I agree this'd be out of scope for Au, but the frame annotations would still make it a lot easier to make a robust solution. You'd need to encode your transformation in an object or function that takes two frame parameters. The details of that transformation would be whatever they need to be, but by declaring the source and destination frames, you could get compile-time checking to make sure you're applying it to objects in the correct frames.

Just wanted to check in to see if anything might be likely to change in the short or medium term w.r.t. availability of matrix/linear algebra support.

It's painful for me to say this, but: no, we're not likely to be able to work on this in the short or medium term. Reasons include:

• high amount of design effort needed for interfaces
• high amount of effort on implementation and testing
• inability to get the practical production experience we'd need to validate this

I'll elaborate on that last part a bit. We want to make sure the things we add are really useful and usable in production code. Adopting a feature like this would change the way we use our APIs far more than adopting other Au features. Right now, where we're at as a company is strongly focusing on delivering our Aurora Driver Ready milestone, and preparing for the subsequent commercial launch in 2024. We won't be able to afford the distraction and opportunity cost of changing our interfaces to try out a promising but untested new approach.

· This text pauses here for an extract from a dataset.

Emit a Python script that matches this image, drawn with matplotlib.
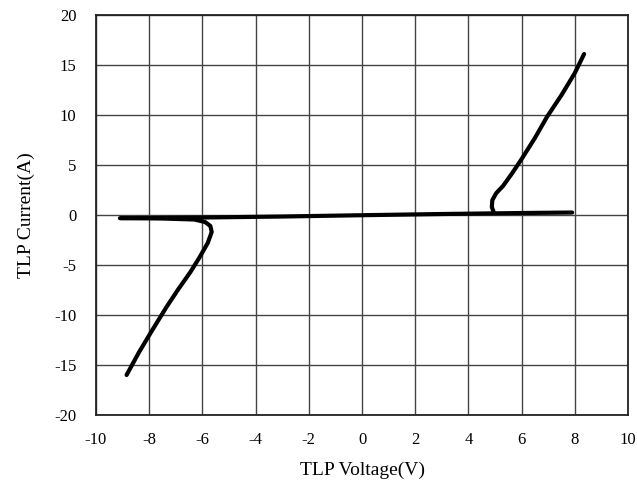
import matplotlib
matplotlib.use('Agg')
import matplotlib.pyplot as plt

# leakage line (V, A)
leak_v = [-9.1, -6.0, -3.0, 0.0, 3.0, 6.0, 7.9]
leak_i = [-0.32, -0.25, -0.15, -0.02, 0.1, 0.2, 0.25]

# positive snapback branch
pos_v = [4.95, 4.88, 4.9, 5.05, 5.3, 5.65, 6.0, 6.5, 6.95, 7.5, 8.0, 8.35]
pos_i = [0.3, 0.8, 1.5, 2.2, 2.9, 4.2, 5.6, 7.7, 9.8, 12.0, 14.2, 16.1]

# negative snapback branch
neg_v = [-9.05, -7.5, -6.3, -5.9, -5.7, -5.65, -5.8, -6.1, -6.45, -6.9, -7.35, -7.95, -8.4, -8.85]
neg_i = [-0.3, -0.35, -0.45, -0.7, -1.1, -1.7, -2.8, -4.2, -5.7, -7.4, -9.2, -11.8, -13.8, -16.0]

x_ticks = list(range(-10, 11, 2))
y_ticks = list(range(-20, 21, 5))

plt.rcParams['font.family'] = ['Liberation Serif', 'DejaVu Serif']
plt.rcParams['axes.unicode_minus'] = False

fig = plt.figure(figsize=(6.37, 4.88), dpi=100)
ax = fig.add_axes([0.1507, 0.1496, 0.8352, 0.8196])

for v, i in [(leak_v, leak_i), (pos_v, pos_i), (neg_v, neg_i)]:
    ax.plot(v, i, color='black', lw=3.0, solid_capstyle='round', solid_joinstyle='round', zorder=3)

ax.set_xlim(-10, 10)
ax.set_ylim(-20, 20)
ax.set_xticks(x_ticks)
ax.set_yticks(y_ticks)
ax.grid(True, color='#444444', lw=1.0)
ax.tick_params(length=0, labelsize=12, pad=14)
ax.tick_params(axis='x', pad=12)
for s in ax.spines.values():
    s.set_linewidth(1.3)
    s.set_color('#222222')

ax.set_xlabel('TLP Voltage(V)', fontsize=14, labelpad=10)
ax.set_ylabel('TLP Current(A)', fontsize=14, labelpad=14)

fig.savefig('out.png', dpi=100)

It's definitely a bummer --- I would really enjoy being able to dedicate to this feature the time and attention it needs in order to be good. It's an itch I've been longing to scratch for a long time.

We do take ":+1:" votes into account in choosing what to work on, but we also take into account the size and complexity of the task. That's why the second-place issue, #43 (and parts of #90 it depends on), are likely to get done far sooner. It was simple enough that I was able to do basically all of the hard parts on the plane during my recent business travel. This is true for the rest of milestone 0.4.0 as well: every individual issue tagged there is small and self contained, and thus easy to fit in.

The best stopgap strategy IMO is still to use a fork of Eigen (say), so that you can patch issues as they come up. Based on our experience at ATG, the first issues that come up tend to be the most impactful, so fixing them can quickly get many use cases working. Plus, only one project really has to do this if they're submitting their changes upstream, because if Eigen accepts them, then everyone will be able to benefit.

Thank you for the in-depth reply and the advice.
Your effort and responsiveness is impressive and appreciated.